Friday 18 February 2011

Three friends

This week I’ve been in London, putting the finishing touches to the book that John Simmons and I have been writing together. Called Room 121, it’s a conversation that takes the form of alternating blog posts, and it will be published in the summer. Although its theme is the way we use language at work, it’s as much about the way we respectively see the world as it is about the craft of writing.
  We’ve got to know each other well, John and I, over the last half-dozen years. Along with our partner, Stuart Delves, we’ve taught Dark Angels courses together in Scotland, England, Wales, Spain, Switzerland, Sweden and Poland. We’ve been on a writing retreat in France. Occasionally we’ve even had to share a room. We’re at a stage in our lives where we’re both fairly clear about how we want to focus our energy through the years ahead. Our friendship is rooted in the fact that we not only like each other and enjoy one another’s company, but share an understanding of how the world is shaped by language, and a vision of how that can be used to the good. You could say that we met at an age when our ideals had begun to settle and mature.
  In the bigger scheme of my life, however, John is a new friend. Janie I first knew in my early thirties. Late last year, I was amazed and delighted to hear from her again via Facebook. Back in the early Eighties we were both recently married and living in London with young families. We came to know each other through the world of commercial radio, where she worked as a press officer and which I wrote about as a journalist. On Tuesday we caught up for a drink and, despite an absence of nearly three decades, were able to pick up again almost without missing a beat. Naturally, much has happened in our lives, not least the fact that we both have new partners and, in my case, more children, while Janie has made a tremendous career at the BBC. We spent an hour-and-a-half of glorious story-swapping and I left with the warm glow of a connection rekindled.
  The previous night in London I had stayed with David, whom I’ve known since childhood and would consider my oldest friend, if not chronologically, at least in the firmness of our friendship. Brought up in rural Scotland, we were the only two boarding-school boys within a wide radius (although we weren’t at the same schools), and we hung out together staunchly throughout our teens. Our lives since have gone in very different directions – David is now a statesmanlike figure on the property scene – and there have been long hiatuses, but each time we meet it takes just a few seconds for the years to fall away as the timbre of his voice, a facial expression here, a quirky little physical movement there, reassert themselves, so familiar, so reassuring that we could easily be teenagers together again.
  It’s been a week of friends, three in forty-eight hours (more in fact but I don't have room here to write about them all), each from a different period in my life.

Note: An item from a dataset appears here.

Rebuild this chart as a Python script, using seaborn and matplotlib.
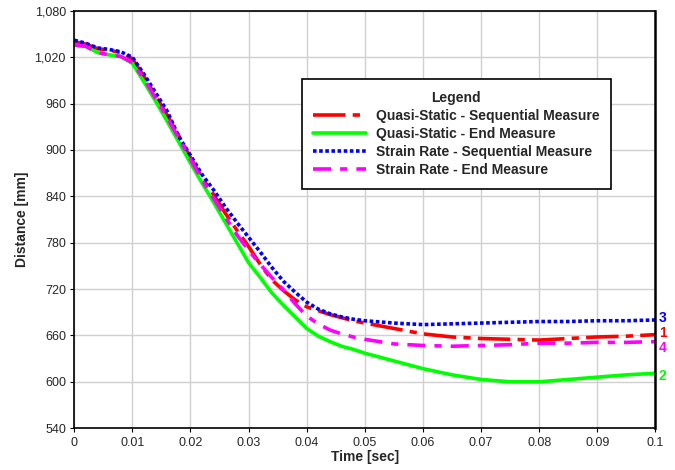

And I realise more and more that these friendships, new, renewed or constant, are among the most precious things we possess because they not only bring us affection and pleasure, but connect us with ourselves; they help to complete the continuously unfolding story we tell ourselves, the story of our lives.

1 comment:

John Simmons said...

I'm struck by the different ways in which friendship can build. Running Dark Angels together has been important and it has a befriending effect for all those who take part. Writing the book has been like a year-long version of a Dark Angels course, one we can now pass on to others, and I hope the spirit of friendship that informed it will shine through to readers.